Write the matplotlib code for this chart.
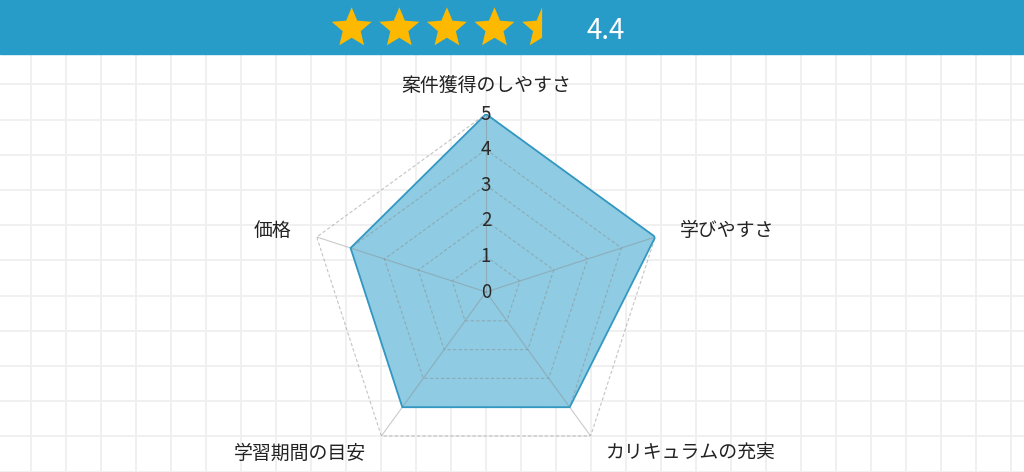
import numpy as np
import matplotlib
matplotlib.use('Agg')
import matplotlib.pyplot as plt
from matplotlib.patches import Polygon, Rectangle

plt.rcParams['font.family'] = ['Noto Sans CJK JP', 'DejaVu Sans']

CATEGORIES = ['案件獲得のしやすさ', '学びやすさ', 'カリキュラムの充実', '学習期間の目安', '価格']
SCORES = [5, 5, 4, 4, 4]
R_TICKS = [0, 1, 2, 3, 4, 5]
RATING = round(float(np.mean(SCORES)), 1)

W, H = 1024, 472
BANNER = '#279cc8'
STAR = '#fdb900'
FILL = '#8fcbe2'
EDGE = '#3298c2'
TEXT = '#222222'


def star_points(cx, cy, R, half=False, inner=0.45):
    ang = np.pi / 2 + np.arange(10) * np.pi / 5
    rad = np.where(np.arange(10) % 2 == 0, R, R * inner)
    pts = np.column_stack([cx + rad * np.cos(ang), cy - rad * np.sin(ang)])
    if half:
        pts = pts[:6]
    return pts


fig = plt.figure(figsize=(W / 100, H / 100), dpi=100)
fig.patch.set_facecolor('white')

# background: graph paper + banner, in pixel coords
bg = fig.add_axes([0, 0, 1, 1])
bg.set_xlim(0, W)
bg.set_ylim(H, 0)
bg.axis('off')
for x in np.arange(30.7, W, 35.0):
    bg.axvline(x, color='#efefef', lw=1.3, zorder=0)
for y in np.arange(84.3 - 35.2, H, 35.2):
    bg.axhline(y, color='#efefef', lw=1.3, zorder=0)
bg.add_patch(Rectangle((0, 0), W, 54, color=BANNER, zorder=3))

n_full = int(RATING)
has_half = (RATING - n_full) >= 0.25
for i in range(n_full + (1 if has_half else 0)):
    pts = star_points(351.7 + i * 47.6, 28.3, 21, half=(i == n_full))
    bg.add_patch(Polygon(pts, closed=True, color=STAR, zorder=4, lw=0))
bg.text(606, 31, f'{RATING}', color='white', fontsize=20, ha='center', va='center',
        zorder=5, family=['Noto Sans CJK JP', 'DejaVu Sans'])

# radar chart
cx, cy, rpx = 486, 292, 178
ax = fig.add_axes([(cx - rpx) / W, (H - cy - rpx) / H, 2 * rpx / W, 2 * rpx / H],
                  projection='polar')
ax.patch.set_alpha(0)
ax.set_theta_zero_location('N')
ax.set_theta_direction(-1)
ax.set_ylim(0, 5)
ax.grid(False)
ax.set_xticks([])
ax.set_yticks([])
ax.spines['polar'].set_visible(False)

n = len(CATEGORIES)
theta = np.arange(n) * 2 * np.pi / n
theta_c = np.append(theta, theta[0])

vals = np.append(SCORES, SCORES[0])
ax.fill(theta_c, vals, color=FILL, zorder=2, lw=0)
ax.plot(theta_c, vals, color=EDGE, lw=1.3, zorder=4)

for r in R_TICKS[1:]:
    ax.plot(theta_c, [r] * (n + 1), color='#8a8a8a', alpha=0.5, lw=0.8,
            ls=(0, (3, 2)), zorder=3)
for t in theta:
    ax.plot([t, t], [0, 5], color='#8a8a8a', alpha=0.45, lw=0.8, zorder=3)

for r in R_TICKS:
    ax.text(0, r, str(r), ha='center', va='center', fontsize=13.5, color='#2a2a2a',
            zorder=6)

label_pos = [
    (0.0, 5.8, 'center'),
    (np.deg2rad(72.5), 5.72, 'left'),
    (np.deg2rad(143.5), 5.65, 'left'),
    (np.deg2rad(216.5), 5.65, 'right'),
    (np.deg2rad(287.5), 5.72, 'right'),
]
for name, (t, r, ha) in zip(CATEGORIES, label_pos):
    ax.text(t, r, name, ha=ha, va='center', fontsize=13.6, color=TEXT, zorder=6,
            clip_on=False)

fig.savefig('out.png', dpi=100)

-=-=-

EXERCISE OBJECTIVE ▸ Output a faithful copy of the data, with each picture left out.

EXERCISE SOLUTION ▸
Write the matplotlib code for this chart.
import numpy as np
import matplotlib
matplotlib.use('Agg')
import matplotlib.pyplot as plt
from matplotlib.patches import Polygon, Rectangle

plt.rcParams['font.family'] = ['Noto Sans CJK JP', 'DejaVu Sans']

CATEGORIES = ['案件獲得のしやすさ', '学びやすさ', 'カリキュラムの充実', '学習期間の目安', '価格']
SCORES = [5, 5, 4, 4, 4]
R_TICKS = [0, 1, 2, 3, 4, 5]
RATING = round(float(np.mean(SCORES)), 1)

W, H = 1024, 472
BANNER = '#279cc8'
STAR = '#fdb900'
FILL = '#8fcbe2'
EDGE = '#3298c2'
TEXT = '#222222'


def star_points(cx, cy, R, half=False, inner=0.45):
    ang = np.pi / 2 + np.arange(10) * np.pi / 5
    rad = np.where(np.arange(10) % 2 == 0, R, R * inner)
    pts = np.column_stack([cx + rad * np.cos(ang), cy - rad * np.sin(ang)])
    if half:
        pts = pts[:6]
    return pts


fig = plt.figure(figsize=(W / 100, H / 100), dpi=100)
fig.patch.set_facecolor('white')

# background: graph paper + banner, in pixel coords
bg = fig.add_axes([0, 0, 1, 1])
bg.set_xlim(0, W)
bg.set_ylim(H, 0)
bg.axis('off')
for x in np.arange(30.7, W, 35.0):
    bg.axvline(x, color='#efefef', lw=1.3, zorder=0)
for y in np.arange(84.3 - 35.2, H, 35.2):
    bg.axhline(y, color='#efefef', lw=1.3, zorder=0)
bg.add_patch(Rectangle((0, 0), W, 54, color=BANNER, zorder=3))

n_full = int(RATING)
has_half = (RATING - n_full) >= 0.25
for i in range(n_full + (1 if has_half else 0)):
    pts = star_points(351.7 + i * 47.6, 28.3, 21, half=(i == n_full))
    bg.add_patch(Polygon(pts, closed=True, color=STAR, zorder=4, lw=0))
bg.text(606, 31, f'{RATING}', color='white', fontsize=20, ha='center', va='center',
        zorder=5, family=['Noto Sans CJK JP', 'DejaVu Sans'])

# radar chart
cx, cy, rpx = 486, 292, 178
ax = fig.add_axes([(cx - rpx) / W, (H - cy - rpx) / H, 2 * rpx / W, 2 * rpx / H],
                  projection='polar')
ax.patch.set_alpha(0)
ax.set_theta_zero_location('N')
ax.set_theta_direction(-1)
ax.set_ylim(0, 5)
ax.grid(False)
ax.set_xticks([])
ax.set_yticks([])
ax.spines['polar'].set_visible(False)

n = len(CATEGORIES)
theta = np.arange(n) * 2 * np.pi / n
theta_c = np.append(theta, theta[0])

vals = np.append(SCORES, SCORES[0])
ax.fill(theta_c, vals, color=FILL, zorder=2, lw=0)
ax.plot(theta_c, vals, color=EDGE, lw=1.3, zorder=4)

for r in R_TICKS[1:]:
    ax.plot(theta_c, [r] * (n + 1), color='#8a8a8a', alpha=0.5, lw=0.8,
            ls=(0, (3, 2)), zorder=3)
for t in theta:
    ax.plot([t, t], [0, 5], color='#8a8a8a', alpha=0.45, lw=0.8, zorder=3)

for r in R_TICKS:
    ax.text(0, r, str(r), ha='center', va='center', fontsize=13.5, color='#2a2a2a',
            zorder=6)

label_pos = [
    (0.0, 5.8, 'center'),
    (np.deg2rad(72.5), 5.72, 'left'),
    (np.deg2rad(143.5), 5.65, 'left'),
    (np.deg2rad(216.5), 5.65, 'right'),
    (np.deg2rad(287.5), 5.72, 'right'),
]
for name, (t, r, ha) in zip(CATEGORIES, label_pos):
    ax.text(t, r, name, ha=ha, va='center', fontsize=13.6, color=TEXT, zorder=6,
            clip_on=False)

fig.savefig('out.png', dpi=100)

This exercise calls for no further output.